Breathing, it’s the first sign of life when we enter the physical world. The pulling in of air and exchanging it for a scream, that sense based reaction to the sudden shocking change in our surroundings and signaling to those present that we are alive, another being to add to the species. A celebration. From this point on, breathing is one of the autonomic functions of our medulla oblongata that will keep us alive without conscious thought until we pass away.
In most wellness and relaxation practices, a session’s beginning and end points revolve around the breath, making it a conscious action of pulling in, filling up, emptying completely, and pausing for moments to acknowledge the points of peak fullness and emptiness. It’s a method of using our lungs to define the space we occupy. Through the conscious filling, we can locate the edges of our rib cages, the width of our diaphragms, how our organs move to accommodate the air, and even the rigidness of our spine, the steadfast infrastructure protecting our neural superhighways in flexible cages of collagen and calcium.
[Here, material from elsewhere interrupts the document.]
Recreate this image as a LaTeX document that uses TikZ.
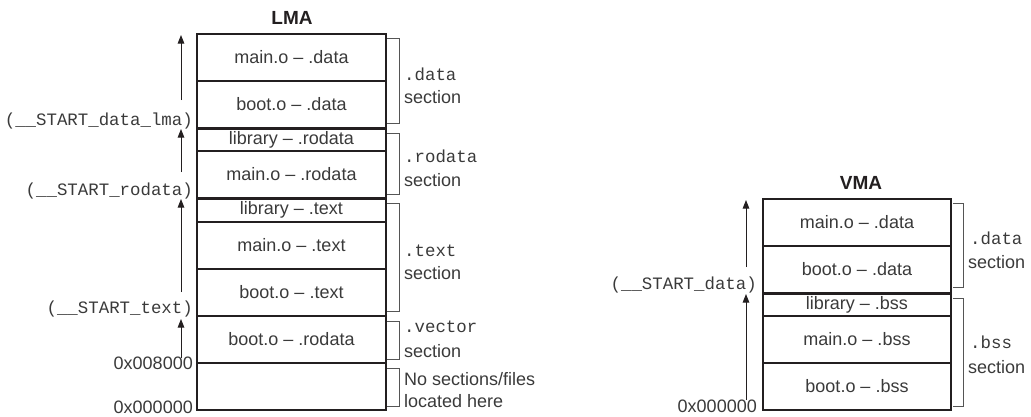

I like using these exercises not to free my mind of thoughts or focus so completely that my lungs start to burn, but to imaging air rushing past the boundaries of my lungs and invading every crevice in my viscera. I see air wrapping around my liver and weaving through my intestines, a fantastic voyage of my own within my own cells. It’s an attempt to use the air to reverse some of the damage I’ve done to myself through poor diet and poor choices as if I could will myself restored to factory settings.
It’s in the moments of pausing at the peak of full or empty, I can feel my pulse suddenly radiate throughout my body, as a primordial panic sets in when the usual undulation of the breath is interrupted. Here too, I can define the edges and start to feel my own body against itself. My heartbeat intensifies; my pulse sending signals so fast that my fingers and toes begin to tingle, fight or flight activated, ready to protect the body in which I reside. Here then, the focus of my breathing shifts to slowing down, using this exchange of air as a cardiac massage to calm the pulse and relax my body from my chest to the end of each capillary. It becomes an almost sadistic cycle of stress and comfort as a way to reassert conscious control of my body through this vital function.
This is where we truly begin our practice, by reminding our primordial brain of this powerplay between body and person, where the failure of either one could end the existence of both. It is why we start with the power of breath.
I cannot tell my heart to stop beating or my neurons to stop firing. I would need external forces to override those circuits. But it is my breath, the circular exchange of oxygen and carbon dioxide, that I can interrupt, groom, and cultivate. It is my own fertile soil to sow.